11. The transformer of claim 10, wherein the first group and the second group each comprise an equal number of individual strands relative to one another.

12. The transformer of claim 10, wherein the first group and the second group each comprise an unequal number of individual strands relative to one another.

13. The transformer of claim 10, wherein a number of the individual strands within each one of first group and the second group is based on one or more of an amplitude and a frequency of a current that is passed through the individual strands.

14. The transformer of claim 10, wherein the toroidal core is formed from a single mass of material.

15. The transformer of claim 10, wherein the toroidal core is formed from a plurality of layers of material.

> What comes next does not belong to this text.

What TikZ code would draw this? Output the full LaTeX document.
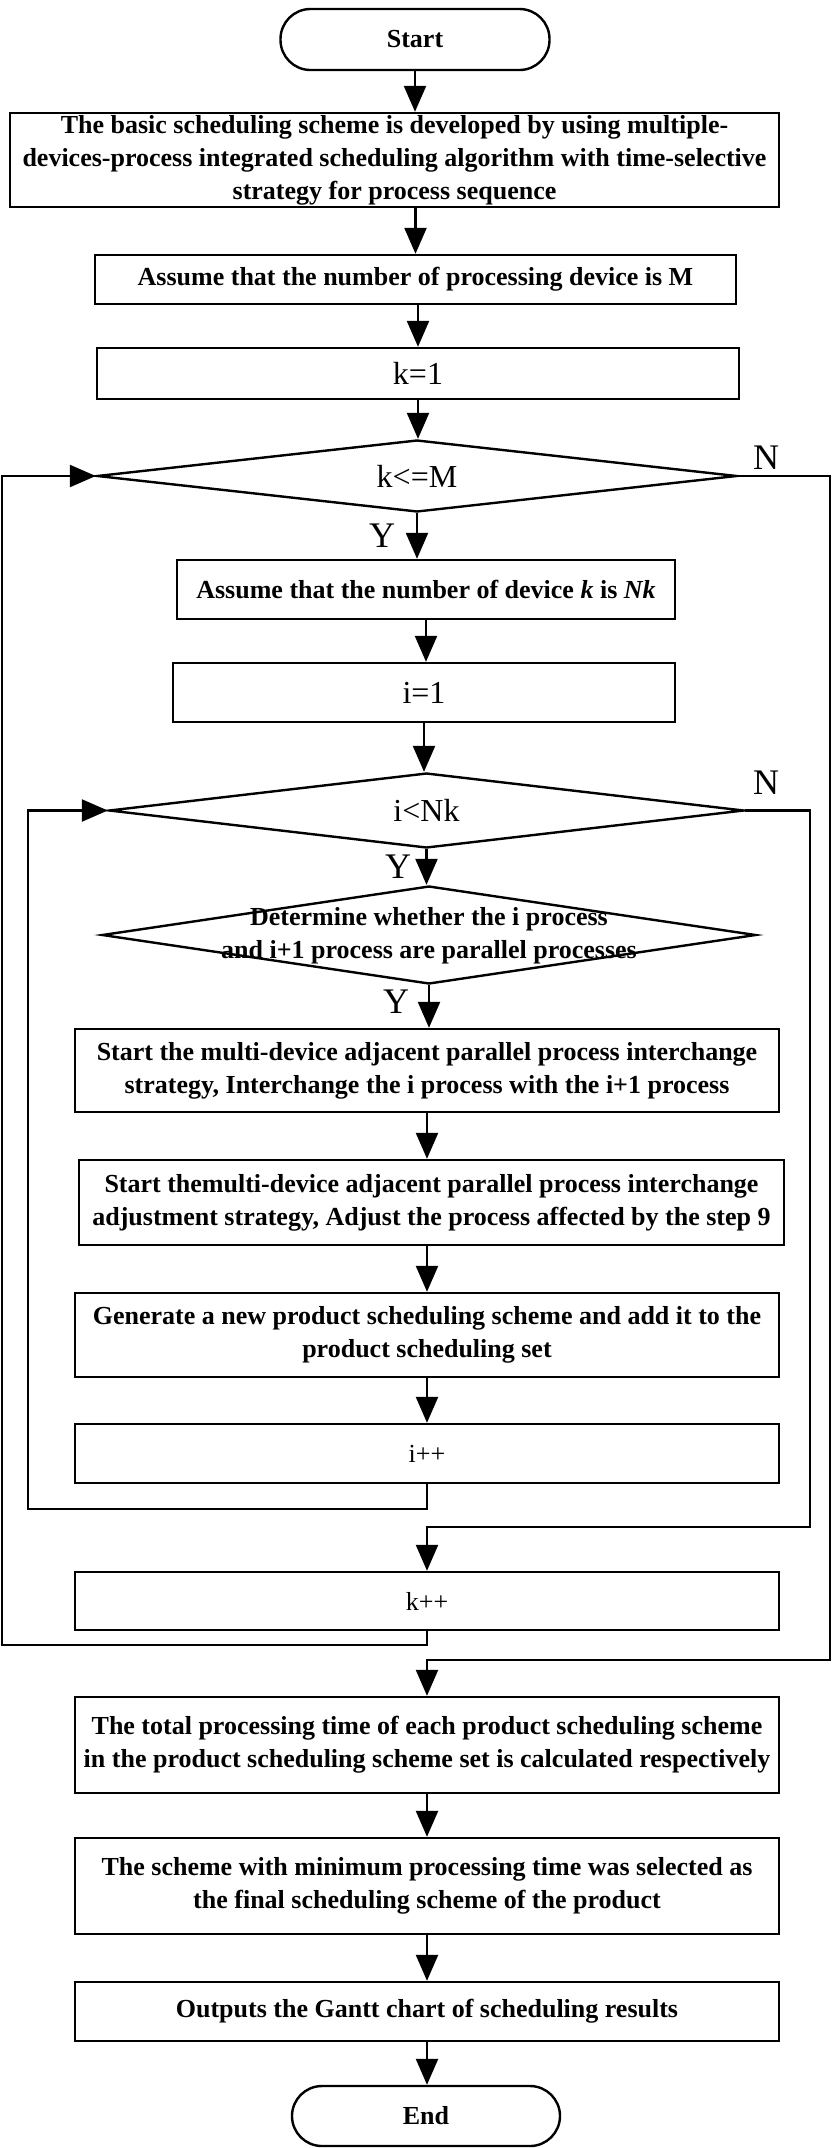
\documentclass[tikz,border=0pt]{standalone}
\usepackage{fontspec}
\setmainfont{Liberation Serif}
\usetikzlibrary{shapes.geometric,arrows.meta}
\newcommand\nfont{\fontsize{26}{33}\selectfont\bfseries}
\newcommand\plainfnt{\fontsize{26}{33}\selectfont}
\newcommand\bigfnt{\fontsize{32}{38}\selectfont}
\newcommand\labfnt{\fontsize{36}{40}\selectfont}
\tikzset{
  box/.style={draw, line width=2.4pt, rectangle, inner sep=0pt, align=center, font=\nfont},
  term/.style={box, rounded corners=30pt},
  dia/.style={draw, line width=2.4pt, diamond, inner sep=0pt},
  txt/.style={inner sep=0pt, align=center, font=\nfont},
  lab/.style={inner sep=0pt, font=\labfnt},
  arr/.style={line width=2.4pt, -{Triangle[length=26pt,width=22pt]}},
}
\begin{document}
\begin{tikzpicture}[x=1pt,y=-1pt]
\useasboundingbox (0,0) rectangle (832,2148);
% nodes
\node[term, minimum width=269pt, minimum height=61pt] (start) at (415,39.5) {Start};
\node[box, minimum width=769pt, minimum height=94pt] (b1) at (394.5,160)
  {The basic scheduling scheme is developed by using multiple-\\devices-process integrated scheduling algorithm with time-selective\\strategy for process sequence};
\node[box, minimum width=641pt, minimum height=49pt] (b2) at (415.5,279.5)
  {Assume that the number of processing device is M};
\node[box, minimum width=642pt, minimum height=51pt, font=\bigfnt] (b3) at (418,373.5) {k=1};
\node[dia, minimum width=640pt, minimum height=72pt] (d1) at (417,476) {};
\node[txt, font=\bigfnt] (d1t) at (417,476) {k<=M};
\node[box, minimum width=498pt, minimum height=59pt] (b4) at (426,589.5)
  {Assume that the number of device \textit{k} is \textit{Nk}};
\node[box, minimum width=502pt, minimum height=59pt, font=\bigfnt] (b5) at (424,692.5) {i=1};
\node[dia, minimum width=635pt, minimum height=75pt] (d2) at (426.5,810.5) {};
\node[txt, font=\bigfnt] (d2t) at (426.5,810.5) {i<Nk};
\node[dia, minimum width=654pt, minimum height=98pt] (d3) at (429,935) {};
\node[txt] (d3t) at (429,936) {Determine whether the i process\\and i+1 process are parallel processes};
\node[box, minimum width=704pt, minimum height=83pt] (b6) at (427,1070.5)
  {Start the multi-device adjacent parallel process interchange\\strategy, Interchange the i process with the i+1 process};
\node[box, minimum width=705pt, minimum height=85pt] (b7) at (431.5,1202.5)
  {Start themulti-device adjacent parallel process interchange\\adjustment strategy, Adjust the process affected by the step 9};
\node[box, minimum width=704pt, minimum height=84pt] (b8) at (427,1335)
  {Generate a new product scheduling scheme and add it to the\\product scheduling set};
\node[box, minimum width=704pt, minimum height=59pt, font=\plainfnt] (b9) at (427,1453.5) {i++};
\node[box, minimum width=704pt, minimum height=58pt, font=\plainfnt] (b10) at (427,1601) {k++};
\node[box, minimum width=704pt, minimum height=96pt] (b11) at (427,1745)
  {The total processing time of each product scheduling scheme\\in the product scheduling scheme set is calculated respectively};
\node[box, minimum width=704pt, minimum height=96pt] (b12) at (427,1886)
  {The scheme with minimum processing time was selected as\\the final scheduling scheme of the product};
\node[box, minimum width=704pt, minimum height=59pt] (b13) at (427,2011.5)
  {Outputs the Gantt chart of scheduling results};
\node[term, minimum width=268pt, minimum height=60pt] (end) at (426,2116) {End};
% labels
\node[lab] (n1) at (766,458) {N};
\node[lab] (y1) at (382,536) {Y};
\node[lab] (n2) at (766,783) {N};
\node[lab] (y2) at (398,867) {Y};
\node[lab] (y3) at (396,1002) {Y};
% loop coordinates
\coordinate (innerL) at (28,1509);
\coordinate (innerR) at (810,1527);
\coordinate (outerL) at (2,1645);
\coordinate (outerR) at (830,1660);
% main arrows
\draw[arr] (start.south) -- (start.south |- b1.north);
\draw[arr] (b2.north |- b1.south) -- (b2.north);
\draw[arr] (b3.north |- b2.south) -- (b3.north);
\draw[arr] (b3.south) -- (b3.south |- d1.north);
\draw[arr] (d1.south) -- (d1.south |- b4.north);
\draw[arr] (b4.south) -- (b4.south |- b5.north);
\draw[arr] (b5.south) -- (b5.south |- d2.north);
\draw[arr] (d2.south) -- (d2.south |- d3.north);
\draw[arr] (d3.south) -- (d3.south |- b6.north);
\draw[arr] (b6.south) -- (b6.south |- b7.north);
\draw[arr] (b8.north |- b7.south) -- (b8.north);
\draw[arr] (b8.south) -- (b8.south |- b9.north);
\draw[arr] (b11.south) -- (b11.south |- b12.north);
\draw[arr] (b12.south) -- (b12.south |- b13.north);
\draw[arr] (b13.south) -- (b13.south |- end.north);
% loops
\draw[arr] (b9.south) |- (innerL) |- (d2.west);
\draw[arr] (d2.east) -| (innerR) -| (b10.north);
\draw[arr] (b10.south) |- (outerL) |- (d1.west);
\draw[arr] (d1.east) -| (outerR) -| (b11.north);
\end{tikzpicture}
\end{document}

16. The transformer of claim 10, wherein the toroidal core is formed from silicon steel.

17. A system comprising:

a transformer, wherein the transformer comprises: a first terminal, a second terminal, a third terminal, and a fourth terminal; a core; and a single Litz wire wrapped around at least a portion of the toroidal core, the single Litz wire comprising a plurality of individual strands of conductive material, wherein a first group of one or more strands from the plurality of individual strands is coupled between the first terminal and the second terminal to create a first winding of the transformer and a second group of one or more strands from the plurality of individual strands is coupled between the third terminal and the fourth terminal to create a second winding of the transformer.

18. The system of claim 17, wherein the first group comprises a first number of individual strands of the single Litz wire and the second group comprises a second number of individual strands of the single Litz wire.

19. The system of claim 18, wherein the first number is equal to the second number.

20. The system of claim 18, wherein the first number is not equal to the second number.